» Instructions to follow:
Both boundary lines count: repeat, exactly and alone, the lines from the one containing "Recreate this image" to the one containing "ax2 = fig.add_axes([0.5534, 0.159, 0.4286, 0.7395])", with pictures left out.

Entries with chart source code
********************
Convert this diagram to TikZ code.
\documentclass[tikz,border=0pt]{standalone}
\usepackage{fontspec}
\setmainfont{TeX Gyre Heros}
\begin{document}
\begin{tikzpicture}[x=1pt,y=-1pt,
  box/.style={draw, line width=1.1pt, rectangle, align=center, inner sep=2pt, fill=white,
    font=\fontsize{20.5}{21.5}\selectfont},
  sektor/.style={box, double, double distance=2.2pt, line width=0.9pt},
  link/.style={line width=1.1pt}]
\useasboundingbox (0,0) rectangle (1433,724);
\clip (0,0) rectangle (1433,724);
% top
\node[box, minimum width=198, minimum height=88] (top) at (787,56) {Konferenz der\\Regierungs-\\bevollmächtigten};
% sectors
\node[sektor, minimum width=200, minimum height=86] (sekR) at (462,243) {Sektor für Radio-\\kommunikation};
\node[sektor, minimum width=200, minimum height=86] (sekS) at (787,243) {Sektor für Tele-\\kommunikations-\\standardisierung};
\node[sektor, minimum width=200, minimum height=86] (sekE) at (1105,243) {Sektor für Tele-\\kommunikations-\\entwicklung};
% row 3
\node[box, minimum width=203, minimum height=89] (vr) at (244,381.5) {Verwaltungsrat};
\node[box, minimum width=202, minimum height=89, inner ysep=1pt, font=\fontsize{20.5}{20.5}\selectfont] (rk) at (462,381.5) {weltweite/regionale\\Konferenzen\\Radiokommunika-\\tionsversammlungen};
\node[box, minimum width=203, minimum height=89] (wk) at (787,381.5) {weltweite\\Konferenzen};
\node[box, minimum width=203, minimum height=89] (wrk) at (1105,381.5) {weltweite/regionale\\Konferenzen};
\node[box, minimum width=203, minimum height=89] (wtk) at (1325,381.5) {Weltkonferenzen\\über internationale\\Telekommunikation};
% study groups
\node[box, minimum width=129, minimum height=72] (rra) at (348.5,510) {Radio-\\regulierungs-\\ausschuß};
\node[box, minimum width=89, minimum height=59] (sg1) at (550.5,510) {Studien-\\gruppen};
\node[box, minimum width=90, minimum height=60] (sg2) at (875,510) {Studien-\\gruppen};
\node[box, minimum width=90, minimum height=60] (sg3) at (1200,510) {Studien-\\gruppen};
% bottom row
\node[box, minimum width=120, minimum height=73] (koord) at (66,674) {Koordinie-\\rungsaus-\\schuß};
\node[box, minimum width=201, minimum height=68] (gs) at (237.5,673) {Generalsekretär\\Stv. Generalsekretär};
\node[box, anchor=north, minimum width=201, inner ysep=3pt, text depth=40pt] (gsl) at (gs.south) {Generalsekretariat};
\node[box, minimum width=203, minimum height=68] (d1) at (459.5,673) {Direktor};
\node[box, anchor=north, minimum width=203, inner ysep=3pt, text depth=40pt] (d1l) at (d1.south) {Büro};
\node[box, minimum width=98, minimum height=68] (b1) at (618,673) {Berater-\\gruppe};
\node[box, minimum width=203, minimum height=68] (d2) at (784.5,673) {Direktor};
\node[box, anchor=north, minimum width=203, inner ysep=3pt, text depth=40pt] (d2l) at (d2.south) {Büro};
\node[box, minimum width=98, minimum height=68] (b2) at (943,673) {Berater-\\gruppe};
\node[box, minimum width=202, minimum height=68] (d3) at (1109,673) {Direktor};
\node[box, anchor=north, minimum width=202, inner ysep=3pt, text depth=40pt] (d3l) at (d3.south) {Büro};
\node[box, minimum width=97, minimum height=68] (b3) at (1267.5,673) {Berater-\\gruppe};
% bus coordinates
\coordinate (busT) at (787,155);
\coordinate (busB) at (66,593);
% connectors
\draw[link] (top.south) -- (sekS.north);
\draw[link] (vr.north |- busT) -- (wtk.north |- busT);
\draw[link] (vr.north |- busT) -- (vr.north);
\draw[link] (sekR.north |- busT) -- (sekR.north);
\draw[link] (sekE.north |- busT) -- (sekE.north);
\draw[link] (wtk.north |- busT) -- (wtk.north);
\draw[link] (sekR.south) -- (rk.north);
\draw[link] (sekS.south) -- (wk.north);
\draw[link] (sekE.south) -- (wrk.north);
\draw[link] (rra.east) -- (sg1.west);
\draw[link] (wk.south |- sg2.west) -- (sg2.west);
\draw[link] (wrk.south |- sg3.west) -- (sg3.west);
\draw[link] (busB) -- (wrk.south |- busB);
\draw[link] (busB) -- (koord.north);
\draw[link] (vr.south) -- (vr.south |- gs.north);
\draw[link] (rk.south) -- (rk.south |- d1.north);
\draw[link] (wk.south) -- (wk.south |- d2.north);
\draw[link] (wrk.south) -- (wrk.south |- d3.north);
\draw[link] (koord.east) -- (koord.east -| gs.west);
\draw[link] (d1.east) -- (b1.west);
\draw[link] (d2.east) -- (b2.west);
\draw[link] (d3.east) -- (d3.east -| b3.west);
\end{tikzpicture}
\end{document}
********************
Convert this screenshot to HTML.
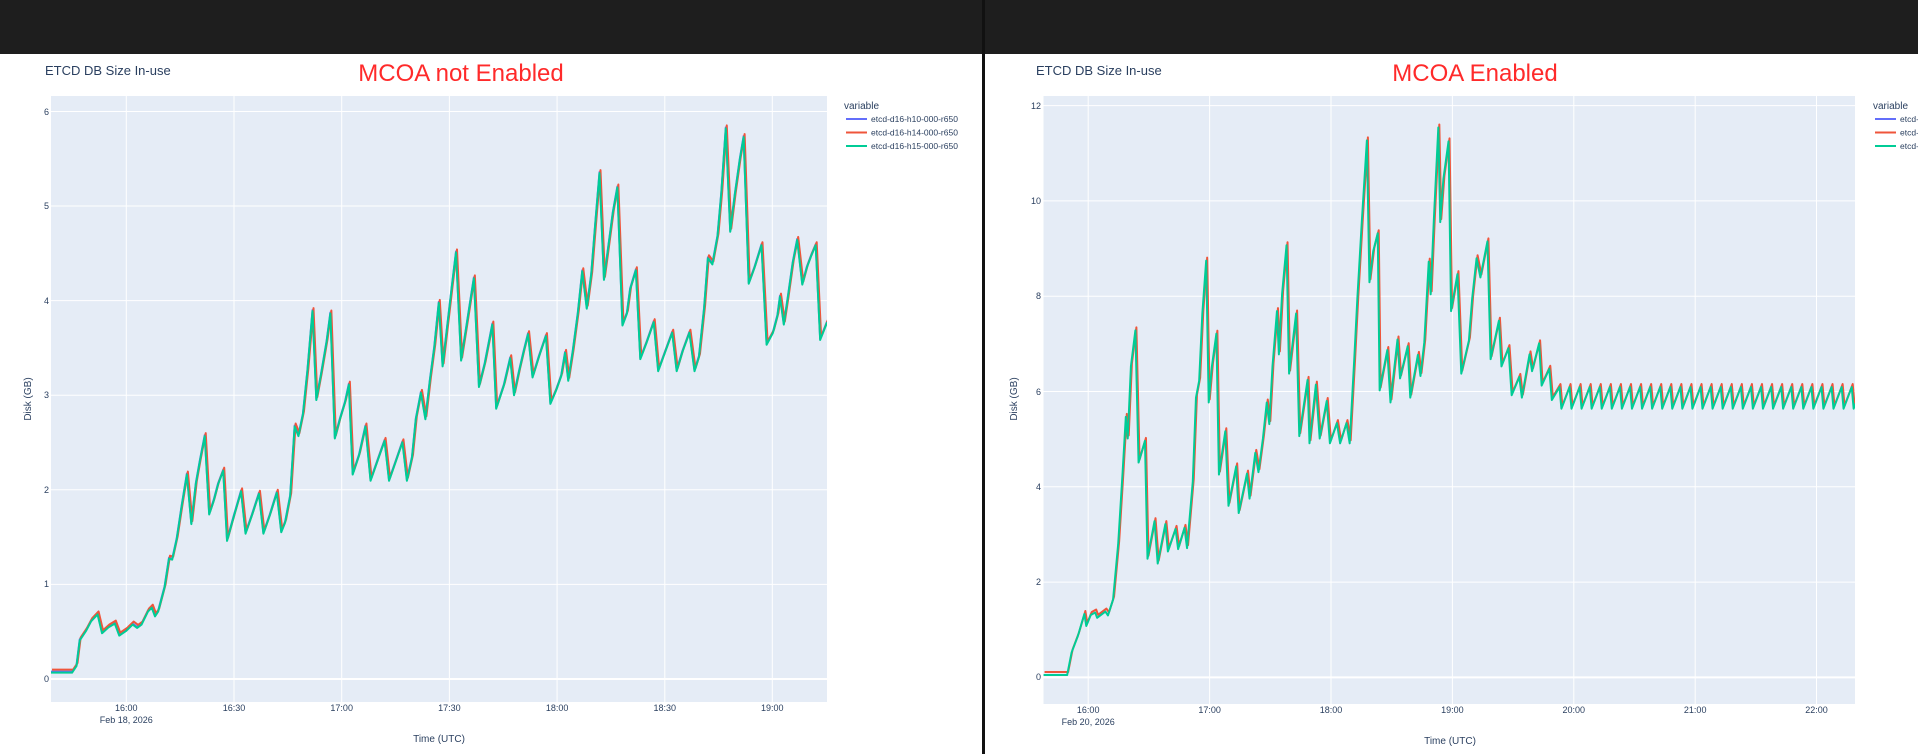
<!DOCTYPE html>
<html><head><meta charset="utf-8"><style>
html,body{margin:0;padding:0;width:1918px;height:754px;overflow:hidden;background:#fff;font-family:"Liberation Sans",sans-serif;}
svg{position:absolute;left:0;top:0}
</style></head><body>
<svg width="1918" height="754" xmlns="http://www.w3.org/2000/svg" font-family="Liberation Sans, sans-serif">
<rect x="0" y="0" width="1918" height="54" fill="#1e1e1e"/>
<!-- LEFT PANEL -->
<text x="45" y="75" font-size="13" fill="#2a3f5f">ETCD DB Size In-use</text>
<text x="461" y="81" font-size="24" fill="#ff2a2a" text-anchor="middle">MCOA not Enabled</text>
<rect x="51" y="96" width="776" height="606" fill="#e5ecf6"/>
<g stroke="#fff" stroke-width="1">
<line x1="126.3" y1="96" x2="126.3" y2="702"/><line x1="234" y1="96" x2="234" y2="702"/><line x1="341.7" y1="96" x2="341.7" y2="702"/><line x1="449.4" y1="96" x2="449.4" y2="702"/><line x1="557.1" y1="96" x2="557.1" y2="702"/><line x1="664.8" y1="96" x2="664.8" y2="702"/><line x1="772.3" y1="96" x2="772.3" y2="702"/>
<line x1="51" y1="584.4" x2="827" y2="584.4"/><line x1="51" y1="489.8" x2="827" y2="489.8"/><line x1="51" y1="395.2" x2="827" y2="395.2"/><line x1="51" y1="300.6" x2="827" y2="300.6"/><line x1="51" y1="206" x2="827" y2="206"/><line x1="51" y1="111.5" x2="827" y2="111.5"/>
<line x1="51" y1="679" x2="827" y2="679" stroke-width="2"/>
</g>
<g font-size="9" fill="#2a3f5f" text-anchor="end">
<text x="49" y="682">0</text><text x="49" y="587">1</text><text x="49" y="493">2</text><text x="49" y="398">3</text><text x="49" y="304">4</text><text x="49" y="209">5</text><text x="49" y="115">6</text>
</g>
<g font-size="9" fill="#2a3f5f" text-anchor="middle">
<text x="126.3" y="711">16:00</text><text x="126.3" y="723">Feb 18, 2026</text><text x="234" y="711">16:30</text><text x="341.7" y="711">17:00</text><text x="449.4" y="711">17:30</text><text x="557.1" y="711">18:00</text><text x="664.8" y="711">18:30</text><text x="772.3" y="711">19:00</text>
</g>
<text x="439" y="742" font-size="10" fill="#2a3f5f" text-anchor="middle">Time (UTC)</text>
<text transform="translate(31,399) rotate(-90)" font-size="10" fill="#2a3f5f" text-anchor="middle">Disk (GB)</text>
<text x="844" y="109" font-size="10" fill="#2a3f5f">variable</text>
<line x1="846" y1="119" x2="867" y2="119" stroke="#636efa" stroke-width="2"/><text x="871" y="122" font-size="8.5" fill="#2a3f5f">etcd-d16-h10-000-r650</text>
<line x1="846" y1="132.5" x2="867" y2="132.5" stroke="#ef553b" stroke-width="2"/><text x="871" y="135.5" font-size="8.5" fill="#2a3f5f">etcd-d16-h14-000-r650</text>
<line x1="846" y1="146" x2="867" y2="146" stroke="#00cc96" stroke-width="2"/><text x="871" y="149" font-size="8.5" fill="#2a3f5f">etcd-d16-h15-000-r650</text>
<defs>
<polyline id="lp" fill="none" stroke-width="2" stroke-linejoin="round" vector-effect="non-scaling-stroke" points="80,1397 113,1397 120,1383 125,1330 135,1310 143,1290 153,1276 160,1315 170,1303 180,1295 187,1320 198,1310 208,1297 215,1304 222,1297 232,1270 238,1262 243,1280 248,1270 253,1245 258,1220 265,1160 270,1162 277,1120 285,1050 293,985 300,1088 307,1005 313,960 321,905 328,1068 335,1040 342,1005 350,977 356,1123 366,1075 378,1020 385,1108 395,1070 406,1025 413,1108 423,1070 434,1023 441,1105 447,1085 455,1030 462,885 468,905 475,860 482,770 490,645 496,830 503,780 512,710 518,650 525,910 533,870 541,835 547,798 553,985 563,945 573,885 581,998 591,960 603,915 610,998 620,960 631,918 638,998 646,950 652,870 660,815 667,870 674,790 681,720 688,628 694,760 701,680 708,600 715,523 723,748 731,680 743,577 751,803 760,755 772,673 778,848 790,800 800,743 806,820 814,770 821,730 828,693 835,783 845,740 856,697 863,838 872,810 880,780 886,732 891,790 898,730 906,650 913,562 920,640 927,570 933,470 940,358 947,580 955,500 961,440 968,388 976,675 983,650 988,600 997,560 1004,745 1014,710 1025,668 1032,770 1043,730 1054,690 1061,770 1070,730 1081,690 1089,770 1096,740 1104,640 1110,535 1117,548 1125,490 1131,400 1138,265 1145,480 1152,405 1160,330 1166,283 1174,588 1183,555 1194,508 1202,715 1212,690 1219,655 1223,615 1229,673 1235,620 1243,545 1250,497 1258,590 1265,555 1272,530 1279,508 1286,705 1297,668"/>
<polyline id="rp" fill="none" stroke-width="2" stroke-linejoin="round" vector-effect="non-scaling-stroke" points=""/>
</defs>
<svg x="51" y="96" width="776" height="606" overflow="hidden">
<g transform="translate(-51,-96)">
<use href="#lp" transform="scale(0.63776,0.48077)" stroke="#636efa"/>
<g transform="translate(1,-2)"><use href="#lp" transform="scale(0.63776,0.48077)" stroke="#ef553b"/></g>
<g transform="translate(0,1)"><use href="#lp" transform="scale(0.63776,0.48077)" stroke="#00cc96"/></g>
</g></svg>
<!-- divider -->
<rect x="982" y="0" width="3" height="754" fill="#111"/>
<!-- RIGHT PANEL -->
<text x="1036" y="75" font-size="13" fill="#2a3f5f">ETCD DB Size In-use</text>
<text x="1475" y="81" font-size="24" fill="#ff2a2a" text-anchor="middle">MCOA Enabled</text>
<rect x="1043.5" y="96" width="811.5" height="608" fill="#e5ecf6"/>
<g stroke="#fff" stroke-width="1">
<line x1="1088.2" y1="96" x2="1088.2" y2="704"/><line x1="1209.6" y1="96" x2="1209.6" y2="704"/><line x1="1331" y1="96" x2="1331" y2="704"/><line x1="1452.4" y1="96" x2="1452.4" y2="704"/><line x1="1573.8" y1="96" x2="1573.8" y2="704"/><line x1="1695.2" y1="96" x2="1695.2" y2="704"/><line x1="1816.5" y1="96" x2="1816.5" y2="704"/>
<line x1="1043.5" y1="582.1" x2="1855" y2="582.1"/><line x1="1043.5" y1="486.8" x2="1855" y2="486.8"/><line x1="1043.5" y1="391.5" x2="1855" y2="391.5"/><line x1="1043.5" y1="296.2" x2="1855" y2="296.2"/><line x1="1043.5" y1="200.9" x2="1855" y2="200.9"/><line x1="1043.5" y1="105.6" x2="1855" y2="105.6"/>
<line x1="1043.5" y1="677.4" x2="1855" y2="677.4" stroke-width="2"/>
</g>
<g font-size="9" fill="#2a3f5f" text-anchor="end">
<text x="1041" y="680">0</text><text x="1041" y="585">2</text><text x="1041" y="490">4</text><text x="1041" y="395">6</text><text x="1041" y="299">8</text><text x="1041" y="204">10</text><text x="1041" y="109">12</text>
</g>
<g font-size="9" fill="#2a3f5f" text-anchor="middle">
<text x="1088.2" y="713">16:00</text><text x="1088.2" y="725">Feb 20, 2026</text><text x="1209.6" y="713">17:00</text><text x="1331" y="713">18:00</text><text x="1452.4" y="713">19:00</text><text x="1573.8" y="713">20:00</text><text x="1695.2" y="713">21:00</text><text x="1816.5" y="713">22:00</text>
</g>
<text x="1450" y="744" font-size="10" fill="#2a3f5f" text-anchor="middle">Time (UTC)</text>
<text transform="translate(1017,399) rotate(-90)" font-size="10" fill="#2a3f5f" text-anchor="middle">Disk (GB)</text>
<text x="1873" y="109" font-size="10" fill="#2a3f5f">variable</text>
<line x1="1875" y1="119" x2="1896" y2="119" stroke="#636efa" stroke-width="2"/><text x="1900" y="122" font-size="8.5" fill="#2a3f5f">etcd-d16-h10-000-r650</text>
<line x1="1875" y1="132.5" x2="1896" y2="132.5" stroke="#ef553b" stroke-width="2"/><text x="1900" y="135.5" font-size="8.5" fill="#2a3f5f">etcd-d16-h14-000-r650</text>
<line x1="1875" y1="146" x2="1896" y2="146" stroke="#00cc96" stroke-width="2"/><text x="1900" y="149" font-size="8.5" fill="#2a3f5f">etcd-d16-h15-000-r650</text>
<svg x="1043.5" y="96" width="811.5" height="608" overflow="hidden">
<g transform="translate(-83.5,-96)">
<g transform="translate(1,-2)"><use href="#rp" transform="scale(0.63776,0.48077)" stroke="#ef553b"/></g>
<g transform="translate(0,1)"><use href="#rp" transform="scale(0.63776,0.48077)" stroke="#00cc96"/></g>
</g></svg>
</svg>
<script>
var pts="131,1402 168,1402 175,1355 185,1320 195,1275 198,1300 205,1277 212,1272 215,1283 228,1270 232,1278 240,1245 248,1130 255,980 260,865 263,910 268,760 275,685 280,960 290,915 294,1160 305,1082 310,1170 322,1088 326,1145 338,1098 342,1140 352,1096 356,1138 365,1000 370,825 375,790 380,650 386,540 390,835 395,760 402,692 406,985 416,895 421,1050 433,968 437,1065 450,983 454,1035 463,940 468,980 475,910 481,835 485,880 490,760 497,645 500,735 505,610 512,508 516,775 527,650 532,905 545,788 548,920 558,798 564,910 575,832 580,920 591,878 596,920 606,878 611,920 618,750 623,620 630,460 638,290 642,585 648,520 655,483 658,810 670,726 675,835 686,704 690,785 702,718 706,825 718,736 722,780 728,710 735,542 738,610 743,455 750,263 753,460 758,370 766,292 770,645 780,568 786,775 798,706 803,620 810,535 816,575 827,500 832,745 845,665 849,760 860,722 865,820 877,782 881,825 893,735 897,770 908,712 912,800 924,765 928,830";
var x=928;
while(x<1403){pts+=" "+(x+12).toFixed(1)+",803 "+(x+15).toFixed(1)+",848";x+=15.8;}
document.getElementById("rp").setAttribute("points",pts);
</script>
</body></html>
********************
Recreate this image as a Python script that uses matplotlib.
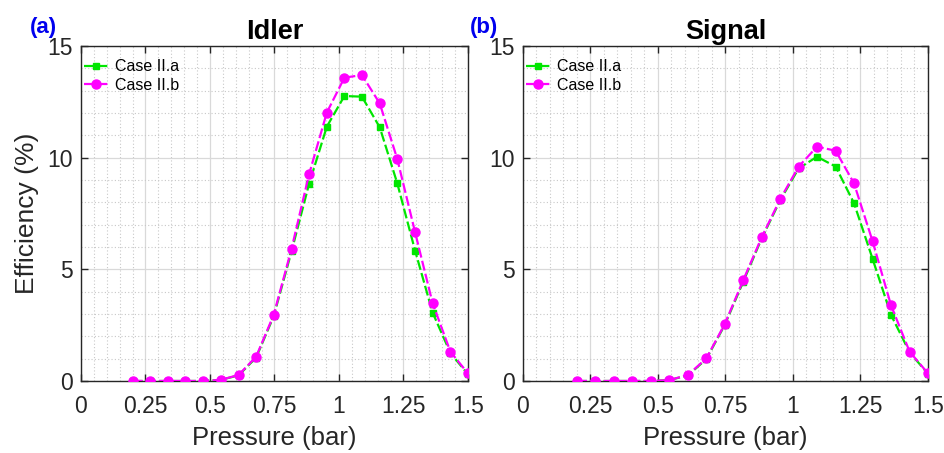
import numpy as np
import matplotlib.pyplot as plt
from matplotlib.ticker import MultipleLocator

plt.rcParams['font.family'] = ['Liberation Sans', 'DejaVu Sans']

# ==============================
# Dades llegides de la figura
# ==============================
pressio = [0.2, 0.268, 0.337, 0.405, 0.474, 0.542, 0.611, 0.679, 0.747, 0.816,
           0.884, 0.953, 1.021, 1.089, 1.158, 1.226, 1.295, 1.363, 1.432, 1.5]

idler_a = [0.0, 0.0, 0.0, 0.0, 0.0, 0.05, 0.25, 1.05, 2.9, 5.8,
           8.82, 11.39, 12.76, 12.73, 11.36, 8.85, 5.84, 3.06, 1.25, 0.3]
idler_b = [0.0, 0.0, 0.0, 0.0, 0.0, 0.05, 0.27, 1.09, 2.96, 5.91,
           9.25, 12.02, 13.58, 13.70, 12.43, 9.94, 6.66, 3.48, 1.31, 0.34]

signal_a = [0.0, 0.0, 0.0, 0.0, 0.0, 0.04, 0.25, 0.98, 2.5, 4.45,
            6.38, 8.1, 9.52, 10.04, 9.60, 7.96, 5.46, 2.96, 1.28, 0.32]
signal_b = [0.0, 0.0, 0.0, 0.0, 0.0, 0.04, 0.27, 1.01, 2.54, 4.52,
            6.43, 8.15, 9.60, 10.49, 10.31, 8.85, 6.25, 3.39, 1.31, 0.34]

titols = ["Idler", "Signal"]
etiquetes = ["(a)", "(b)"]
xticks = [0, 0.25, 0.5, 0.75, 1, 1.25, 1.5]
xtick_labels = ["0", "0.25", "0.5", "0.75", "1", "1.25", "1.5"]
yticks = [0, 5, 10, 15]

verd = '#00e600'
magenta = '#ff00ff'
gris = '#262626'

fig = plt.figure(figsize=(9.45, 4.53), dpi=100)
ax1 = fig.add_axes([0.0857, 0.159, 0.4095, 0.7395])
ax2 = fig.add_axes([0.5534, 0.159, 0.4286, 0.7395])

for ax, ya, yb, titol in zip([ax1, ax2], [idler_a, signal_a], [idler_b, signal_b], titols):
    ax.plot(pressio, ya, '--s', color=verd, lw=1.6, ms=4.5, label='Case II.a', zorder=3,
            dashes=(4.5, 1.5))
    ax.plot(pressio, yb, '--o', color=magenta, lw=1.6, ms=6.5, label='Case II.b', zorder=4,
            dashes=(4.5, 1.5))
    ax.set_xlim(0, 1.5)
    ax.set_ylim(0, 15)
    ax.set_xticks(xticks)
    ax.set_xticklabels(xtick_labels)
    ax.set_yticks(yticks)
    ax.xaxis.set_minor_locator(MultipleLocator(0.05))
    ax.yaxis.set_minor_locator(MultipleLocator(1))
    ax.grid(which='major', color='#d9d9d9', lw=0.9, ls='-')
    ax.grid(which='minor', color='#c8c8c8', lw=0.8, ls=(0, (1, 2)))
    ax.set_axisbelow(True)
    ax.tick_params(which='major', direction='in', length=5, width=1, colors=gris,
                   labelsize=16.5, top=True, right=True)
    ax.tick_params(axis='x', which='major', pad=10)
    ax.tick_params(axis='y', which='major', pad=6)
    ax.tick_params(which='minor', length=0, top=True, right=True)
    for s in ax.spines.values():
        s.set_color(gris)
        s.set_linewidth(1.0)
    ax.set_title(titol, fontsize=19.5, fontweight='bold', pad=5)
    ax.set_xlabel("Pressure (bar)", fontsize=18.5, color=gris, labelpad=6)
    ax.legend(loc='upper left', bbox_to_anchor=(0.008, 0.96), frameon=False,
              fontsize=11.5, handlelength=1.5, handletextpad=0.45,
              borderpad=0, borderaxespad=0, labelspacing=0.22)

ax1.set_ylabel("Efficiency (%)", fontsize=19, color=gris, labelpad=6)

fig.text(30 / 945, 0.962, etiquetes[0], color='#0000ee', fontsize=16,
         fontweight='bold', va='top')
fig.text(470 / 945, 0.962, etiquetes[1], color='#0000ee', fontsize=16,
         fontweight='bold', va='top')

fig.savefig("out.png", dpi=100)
********************
» Finished answer:
Recreate this image as a Python script that uses matplotlib.
import numpy as np
import matplotlib.pyplot as plt
from matplotlib.ticker import MultipleLocator

plt.rcParams['font.family'] = ['Liberation Sans', 'DejaVu Sans']

# ==============================
# Dades llegides de la figura
# ==============================
pressio = [0.2, 0.268, 0.337, 0.405, 0.474, 0.542, 0.611, 0.679, 0.747, 0.816,
           0.884, 0.953, 1.021, 1.089, 1.158, 1.226, 1.295, 1.363, 1.432, 1.5]

idler_a = [0.0, 0.0, 0.0, 0.0, 0.0, 0.05, 0.25, 1.05, 2.9, 5.8,
           8.82, 11.39, 12.76, 12.73, 11.36, 8.85, 5.84, 3.06, 1.25, 0.3]
idler_b = [0.0, 0.0, 0.0, 0.0, 0.0, 0.05, 0.27, 1.09, 2.96, 5.91,
           9.25, 12.02, 13.58, 13.70, 12.43, 9.94, 6.66, 3.48, 1.31, 0.34]

signal_a = [0.0, 0.0, 0.0, 0.0, 0.0, 0.04, 0.25, 0.98, 2.5, 4.45,
            6.38, 8.1, 9.52, 10.04, 9.60, 7.96, 5.46, 2.96, 1.28, 0.32]
signal_b = [0.0, 0.0, 0.0, 0.0, 0.0, 0.04, 0.27, 1.01, 2.54, 4.52,
            6.43, 8.15, 9.60, 10.49, 10.31, 8.85, 6.25, 3.39, 1.31, 0.34]

titols = ["Idler", "Signal"]
etiquetes = ["(a)", "(b)"]
xticks = [0, 0.25, 0.5, 0.75, 1, 1.25, 1.5]
xtick_labels = ["0", "0.25", "0.5", "0.75", "1", "1.25", "1.5"]
yticks = [0, 5, 10, 15]

verd = '#00e600'
magenta = '#ff00ff'
gris = '#262626'

fig = plt.figure(figsize=(9.45, 4.53), dpi=100)
ax1 = fig.add_axes([0.0857, 0.159, 0.4095, 0.7395])
ax2 = fig.add_axes([0.5534, 0.159, 0.4286, 0.7395])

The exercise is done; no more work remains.